The random dataset generation first generates the odometry, as well as a corresponding groundtruth for each robot. This design is most convenient for the user to specify a movement pattern for the robot. A class Robot controls the robot movement decisions, making its choices based off the current location, velocity, angular velocity, and other parameters that the user can choose to pass to the Robot. Users can extend or even replace the Robot class to achieve different movement patterns. As of now the Robot class does not let a user specify these choices from the top level of the simulation. They must configure it in the source code. That functionality is forthcoming.

The successes for the dataset generation are the models of physical events. The odometry, measurements, and groundtruth have all been tested and verified. So any part of the simulation that depends on robots being where they say they are when they say they are and seeing objects at the location and bearing they see them is currently working.

There are two current limitations of the random dataset generator.

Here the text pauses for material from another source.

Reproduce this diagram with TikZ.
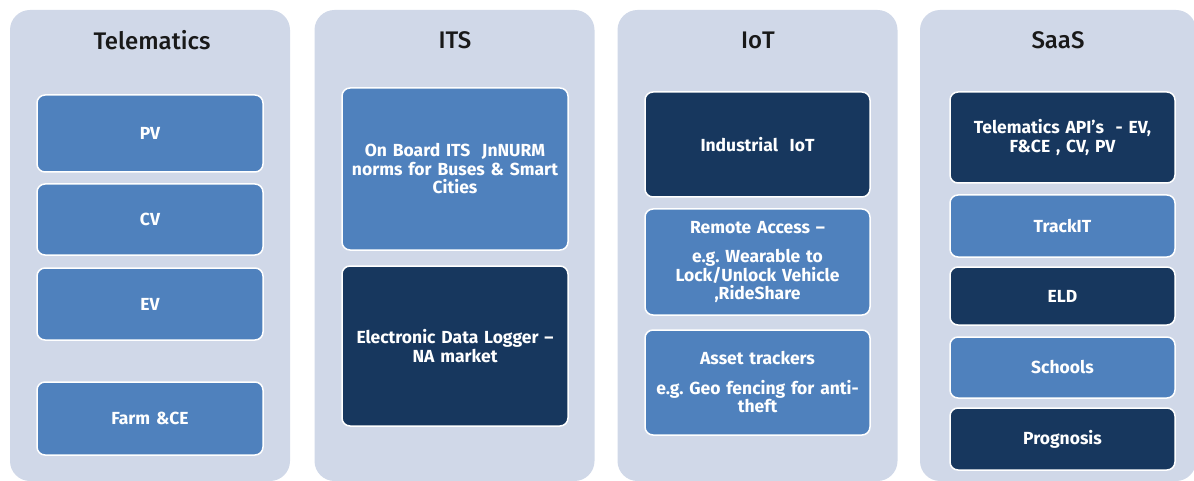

The first is that the random dataset generator lacks a response function that would allow the localization algorithms to use the dataset generated to make localization decisions. The localization functions that want to use the measurement data to update other robots on the collective location cannot do so without this function, so using a localization algorithm without this function complete only makes the robot's estimated location less accurate. The second is a problem encountered due to lackluster use of version control. After large changes to the existing dataset module that imports a set of files as an existing dataset from the MRCLAM files, there are compatibility issues between the simulation and the random dataset generator. These can be resolved easily, and I will keep working on refactoring the code so that both thee existing dataset and the random dataset inherit from a single dataset class. This will ensure that simple interface changes like the ones that happened to the existing dataset generator no longer invalidate a version of the random dataset generator that has not been touched.

The reason for these limitations was a divide between my expectations and reality. The physical model, I understood. Consequently, it is implemented completely and correctly. However, I didn't have a good sense of the requirements for a localization algorithm, and I had a similarly weak grasp on the simulation framework. When I tried to implement functionality that depended on these features, I was frustrated by a lack of documentation on how the simulation works and what it requires to simulate localization. This lack of documentation for CoLo is being addressed right now.